I'll try to provide some examples so this can make more sense. Imagine you're at a company which has a big process for performing some task in software. It might be calculating the company's financials, compiling source code into object files, or rendering the latest CGI movie with characters who raise one eyebrow.

Everything seems to be running fine. Then, one quarter, the people who run the processing pipeline stuff decide to make a change. They are no longer going to run caching servers to maintain copies of intermediate files which are generated during a job. These cache files must now be stored somewhere else, or (more likely) they won't be cached at all. They will have to be rebuilt every time someone encounters it.

By dropping this requirement in their systems, they no longer have to maintain a bunch of storage nodes and the personnel required to run them. They get to chop out a big on-call system and all of the other infrastructure which was propping it up. They might even get to sell off some assets which are no longer needed.

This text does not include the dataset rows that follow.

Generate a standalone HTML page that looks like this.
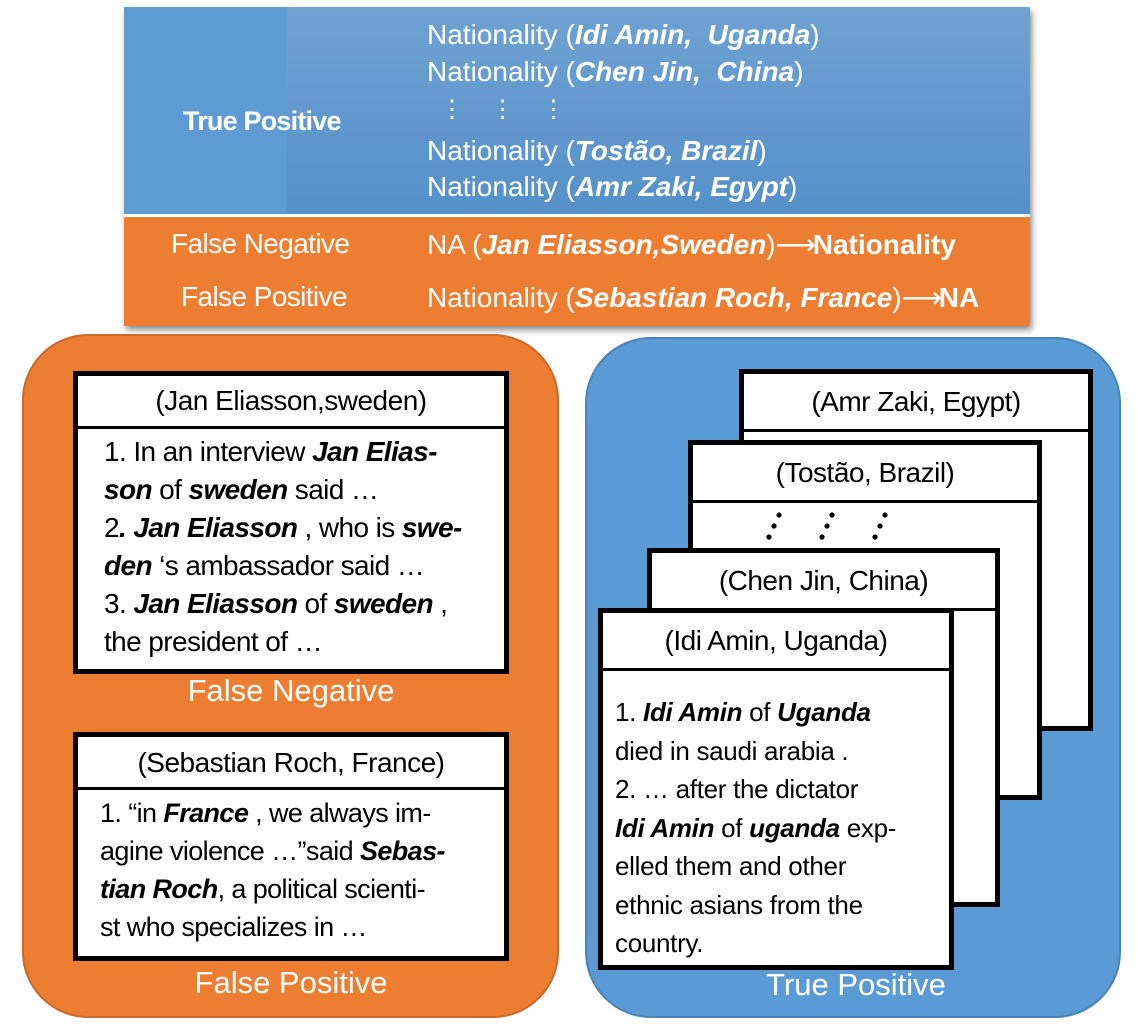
<!DOCTYPE html>
<html><head><meta charset="utf-8"><style>
*{margin:0;padding:0;box-sizing:border-box}
body{width:1138px;height:1026px;background:#fff;position:relative;overflow:hidden;font-family:"Liberation Sans",sans-serif}
.a{position:absolute}
.t{position:absolute;color:#fff;font-size:28px;white-space:nowrap;letter-spacing:0px}
.card{position:absolute;background:#fff;border:5px solid #000}
.hd{position:absolute;left:0;right:0;border-bottom:3px solid #000;text-align:center;font-size:28px;letter-spacing:-0.5px;white-space:nowrap}
.body{position:absolute;left:26px;font-size:28px;line-height:38px;letter-spacing:-0.6px;white-space:nowrap}
.lbl{position:absolute;color:#fff;font-size:31px;text-align:center;white-space:nowrap}
</style></head><body>
<!-- top table -->
<div class="a" style="left:124px;top:7px;width:906px;height:319px;box-shadow:2px 4px 6px rgba(0,0,0,.45);background:#ED7D31"></div>
<div class="a" style="left:124px;top:7px;width:906px;height:207px;background:linear-gradient(#6fa2d2,#5590c9)"></div>
<div class="a" style="left:124px;top:7px;width:163px;height:207px;background:#5f9bd3"></div>
<div class="a" style="left:124px;top:214px;width:906px;height:3px;background:#fff"></div>
<div class="t" style="left:183px;top:106px;font-weight:bold;font-size:27px;letter-spacing:-0.8px">True Positive</div>
<div class="t" style="left:427px;top:19px">Nationality (<b><i>Idi Amin,&nbsp; Uganda</i></b>)</div>
<div class="t" style="left:427px;top:56px">Nationality (<b><i>Chen Jin,&nbsp; China</i></b>)</div>
<div class="t" style="left:440px;top:95px;letter-spacing:0;font-size:24px">⋮&nbsp;&nbsp;&nbsp;&nbsp;⋮&nbsp;&nbsp;&nbsp;&nbsp;⋮</div>
<div class="t" style="left:427px;top:135px">Nationality (<b><i>Tostão, Brazil</i></b>)</div>
<div class="t" style="left:427px;top:171px">Nationality (<b><i>Amr Zaki, Egypt</i></b>)</div>
<div class="t" style="left:171px;top:228px;letter-spacing:-0.6px">False Negative</div>
<div class="t" style="left:181px;top:281px;letter-spacing:-0.6px">False Positive</div>
<div class="t" style="left:427px;top:228px">NA (<b><i>Jan Eliasson,Sweden</i></b>)<span style="letter-spacing:-3px">⟶</span><b>Nationality</b></div>
<div class="t" style="left:427px;top:281px">Nationality (<b><i>Sebastian Roch, France</i></b>)<span style="letter-spacing:-3px">⟶</span><b>NA</b></div>

<!-- orange panel -->
<div class="a" style="left:22px;top:334px;width:537px;height:684px;background:#ED7D31;border:2px solid #c9692a;border-radius:66px"></div>
<div class="card" style="left:73px;top:371px;width:436px;height:303px">
 <div class="hd" style="top:0;height:53px;line-height:50px">(Jan Eliasson,sweden)</div>
 <div class="body" style="top:57px">1. In an interview <b><i>Jan Elias-</i></b><br><b><i>son</i></b> of <b><i>sweden</i></b> said …<br>2<b><i>. Jan Eliasson</i></b> , who is <b><i>swe-</i></b><br><b><i>den</i></b> ‘s ambassador said …<br>3. <b><i>Jan Eliasson</i></b> of <b><i>sweden</i></b> ,<br>the president of …</div>
</div>
<div class="lbl" style="left:73px;width:436px;top:673px">False Negative</div>
<div class="card" style="left:73px;top:732px;width:436px;height:229px">
 <div class="hd" style="top:0;height:53px;line-height:52px">(Sebastian Roch, France)</div>
 <div class="body" style="top:57px;left:22px;font-size:27px">1. “in <b><i>France</i></b> , we always im-<br>agine violence …”said <b><i>Sebas-</i></b><br><b><i>tian Roch</i></b>, a political scienti-<br>st who specializes in …</div>
</div>
<div class="lbl" style="left:73px;width:436px;top:965px">False Positive</div>

<!-- blue panel -->
<div class="a" style="left:585px;top:337px;width:536px;height:681px;background:#5B9BD5;border:2px solid #4a83b8;border-radius:66px"></div>
<div class="card" style="left:739px;top:369px;width:354px;height:362px">
 <div class="hd" style="top:0;height:58px;line-height:56px">(Amr Zaki, Egypt)</div>
</div>
<div class="card" style="left:688px;top:440px;width:354px;height:360px">
 <div class="hd" style="top:0;height:58px;line-height:56px">(Tostão, Brazil)</div>
 <svg class="a" style="left:0;top:58px" width="344" height="50">
  <g fill="#000">
   <circle cx="86" cy="12" r="2.6"/><circle cx="81" cy="23" r="2.6"/><circle cx="76" cy="34" r="2.6"/>
   <circle cx="139" cy="12" r="2.6"/><circle cx="134" cy="23" r="2.6"/><circle cx="129" cy="34" r="2.6"/>
   <circle cx="192" cy="12" r="2.6"/><circle cx="187" cy="23" r="2.6"/><circle cx="182" cy="34" r="2.6"/>
  </g>
 </svg>
</div>
<div class="card" style="left:647px;top:548px;width:353px;height:359px">
 <div class="hd" style="top:0;height:58px;line-height:56px">(Chen Jin, China)</div>
</div>
<div class="card" style="left:598px;top:608px;width:356px;height:362px">
 <div class="hd" style="top:0;height:58px;line-height:56px">(Idi Amin, Uganda)</div>
 <div class="body" style="top:80px;left:12px;line-height:38.5px;font-size:26px;letter-spacing:-0.3px">1. <b><i>Idi Amin</i></b> of <b><i>Uganda</i></b><br>died in saudi arabia .<br>2. … after the dictator<br><b><i>Idi Amin</i></b> of <b><i>uganda</i></b> exp-<br>elled them and other<br>ethnic asians from the<br>country.</div>
</div>
<div class="lbl" style="left:598px;width:516px;top:967px">True Positive</div>
</body></html>
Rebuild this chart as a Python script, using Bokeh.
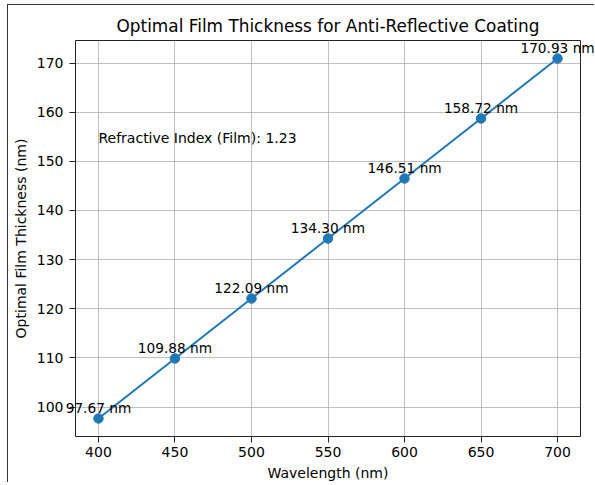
from bokeh.plotting import figure
from bokeh.models import ColumnDataSource, FixedTicker, Range1d, Label
from bokeh.core.properties import value
from bokeh.embed import file_html
from bokeh.resources import INLINE

wavelengths = [400, 450, 500, 550, 600, 650, 700]
thickness = [97.67, 109.88, 122.09, 134.30, 146.51, 158.72, 170.93]
point_labels = [f"{t:.2f} nm" for t in thickness]
x_ticks = [400, 450, 500, 550, 600, 650, 700]
y_ticks = [100, 110, 120, 130, 140, 150, 160, 170]
note_text = "Refractive Index (Film): 1.23"
note_x = 400
note_y = 154.8

FONT = "DejaVu Sans"
BLUE = "#1f77b4"

src = ColumnDataSource(dict(x=wavelengths, y=thickness, lab=point_labels))

xspan = max(wavelengths) - min(wavelengths)
yspan = max(thickness) - min(thickness)

p = figure(width=587, height=478, output_backend="svg", toolbar_location=None,
           x_range=Range1d(min(wavelengths) - 0.05 * xspan, max(wavelengths) + 0.05 * xspan),
           y_range=Range1d(min(thickness) - 0.05 * yspan, max(thickness) + 0.05 * yspan),
           min_border_left=67, min_border_right=15, min_border_top=35, min_border_bottom=46)

p.styles = {"border-top": "1px solid #333", "border-left": "1px solid #333",
            "margin-left": "7px", "margin-top": "4px"}

p.title.text = "Optimal Film Thickness for Anti-Reflective Coating"
p.title.align = "center"
p.title.text_font = FONT
p.title.text_font_size = "16.9px"
p.title.text_font_style = "normal"
p.title.text_color = "#000000"
p.title.standoff = 10

p.outline_line_color = "#222222"
p.outline_line_width = 1
p.outline_line_alpha = 1

for ax in (p.xaxis[0], p.yaxis[0]):
    ax.axis_line_color = None
    ax.major_tick_out = 6
    ax.major_tick_in = 0
    ax.minor_tick_line_color = None
    ax.major_tick_line_color = "#222222"
    ax.major_label_text_font = FONT
    ax.major_label_text_font_size = "14px"
    ax.major_label_text_color = "#000000"
    ax.axis_label_text_font = FONT
    ax.axis_label_text_font_size = "14px"
    ax.axis_label_text_font_style = "normal"
    ax.axis_label_text_color = "#000000"

p.xaxis.major_label_standoff = 4
p.yaxis.major_label_standoff = 6
p.xaxis.ticker = FixedTicker(ticks=x_ticks)
p.yaxis.ticker = FixedTicker(ticks=y_ticks)
p.xaxis.axis_label = "Wavelength (nm)"
p.yaxis.axis_label = "Optimal Film Thickness (nm)"
p.xaxis.axis_label_standoff = 5
p.yaxis.axis_label_standoff = 5

p.grid.grid_line_color = "#b0b0b0"
p.grid.grid_line_width = 0.8

p.line("x", "y", source=src, line_color=BLUE, line_width=2)
p.scatter("x", "y", source=src, size=9.5, fill_color=BLUE, line_color=BLUE)

p.text("x", "y", text="lab", source=src, text_align="center", text_baseline="alphabetic",
       y_offset=-11, text_font=value(FONT), text_font_size="13.7px", text_color="#000000",
       level="overlay")

p.add_layout(Label(x=note_x, y=note_y, text=note_text, text_align="left",
                   text_baseline="middle", text_font=FONT, text_font_size="14px",
                   text_color="#000000"))

open("out.html", "w").write(file_html(p, INLINE))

Of course, that's not the end of it. Right away, all of the people who run jobs on this platform find that they take much longer to complete. In addition to that, their workstations now become noticeably slower under the load. Previously, you could go off and do something else like browsing the web or reading your mail. Now that the workstation has to recalculate all of this stuff every time, it's starved for CPU time and this makes the web browsers and mail clients drag. The box is now basically unusable while a job is running.

One way to fix this would be for some other team to provide storage space for caching these results. This would still make someone pay the "lag" price on their workstation for initially calculating something, but then everyone else would benefit from it. It might seem this was okay since it would "spread out the pain" and no one person would seem singled out.

Of course, the people who wind up hitting something like this the most are the ones who are out in front. They are the first to use the newest input files, and thus encounter the not-yet-cached situation all the time. Maybe they get to the office early, or they stay on top of their workload so they aren't always running several days behind. The point is, these people now suffer for being on the leading edge, and they wind up taking the hit for everyone else behind them.

There's an obvious cost here, which is for this new storage team to provide oodles of disk space. Someone has to buy all of those "filer" boxes and wrangle Kerberized NFS and everything else so that these cached files can live somewhere. That sort of thing isn't free.

There's another cost here, though. Did you spot it?

I'm talking about the opportunity cost for the engineers. Their toolset has been degraded, and now they can't get things done nearly as quickly as they did before. They also now have to deal with a bunch of extra hassles like a workstation which gets so slow that they can watch their windows redraw themselves. If things get really bad, they can make abstract art by dragging things around because the machine is too slow to clean up after all of the old window positions.

This is a cognitive load which never existed before. It's one of those small things which might annoy someone just enough to knock them out of the zone more often than before. If a lot of "luck" with building successful things is being in the right place at the right time, then anything which kicks you out of that mental sweet spot is effectively the same as having really bad luck.

But hey, at least the pipeline processing team got to improve their numbers! Not having to run that whole caching infrastructure gave them a serious uptick in their numbers! How cool is that?

Who cares if some other groups are paying more as a direct result. They don't affect our numbers, and our numbers are awesome! Go us! Trips to Vegas for all of the managers!

So, there you have it: buckets of money in a corporate environment.